Stephen Gardner
1940 - Present
Stephen Gardner occupied the most dangerous seat in a public-company fraud: the chair nearest the numbers and farthest from the consequences until it was too late. As chief executive of Peregrine Systems, he presided over a software business that was selling enterprise control while allegedly losing control over the meaning of its own revenue. In the public record, Gardner is less a flamboyant schemer than a managerial architect of trust. That is what makes cases like this so corrosive. The leader does not need to look like a criminal; he needs to look like a competent executive whose confidence can be mistaken for evidence.
Gardner’s psychological profile, as it emerges from the case, is shaped by the pressures that define late-stage public-company leadership: keep the stock moving, keep the board calm, keep analysts believing the model still works. Those pressures can create a mindset in which accounting becomes an instrument of policy. In that atmosphere, the distinction between aggressive presentation and outright falsification can erode. Fraud often grows out of a leader’s unwillingness to accept that the business has failed to meet the story already sold to the market.
What matters about Gardner is not simply whether he understood each transaction in technical detail, but that the governance of the company failed in the direction he led it. Public filings, later enforcement actions, and the surrounding record placed him within the leadership structure responsible for the revenue narrative investors relied on. In a software company, the chief executive’s credibility is a balance sheet item all its own. When that credibility is used to support revenue that depends on undisclosed side arrangements, the leader becomes part of the mechanism, whether he drafted the paper or not.
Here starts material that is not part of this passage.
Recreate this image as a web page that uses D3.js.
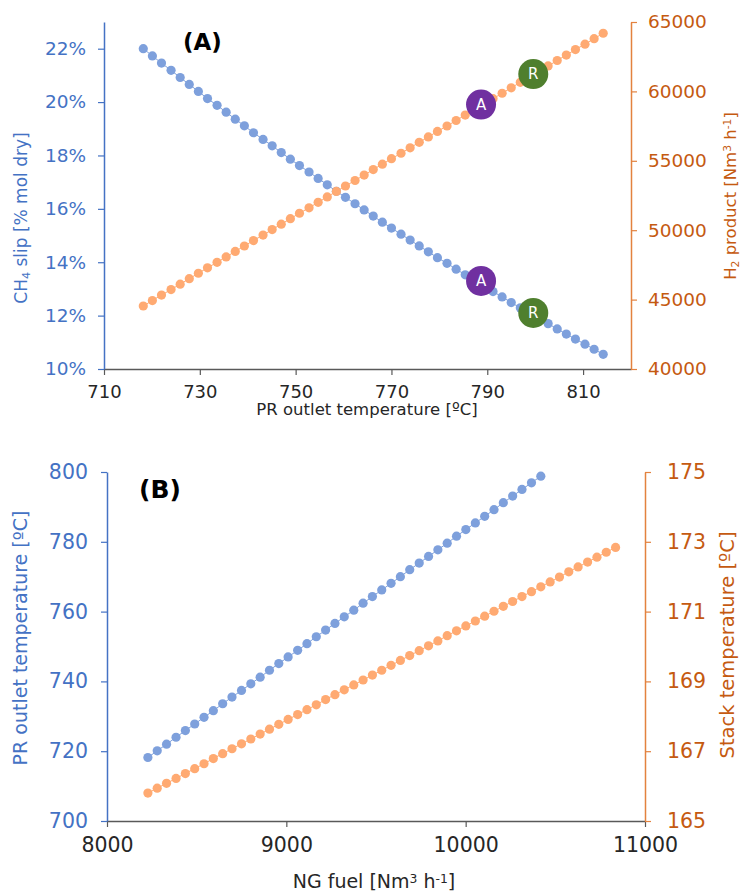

The consequence for Gardner was not merely legal exposure but historical identity. He became attached to a case that taught auditors and investors to look for the second contract, the hidden term, the promise that reverses the sale. That legacy is an indictment of leadership as much as accounting. It shows how easily executive ambition can become indistinguishable from institutional deception when the market rewards speed more than truth.
His story is thus a cautionary portrait of modern corporate power: a man entrusted with the language of growth, who helped turn that language into camouflage. The tragedy is not only that the company fell, but that its fall was engineered through mechanisms that could be mistaken for normal business practice until the damage was done.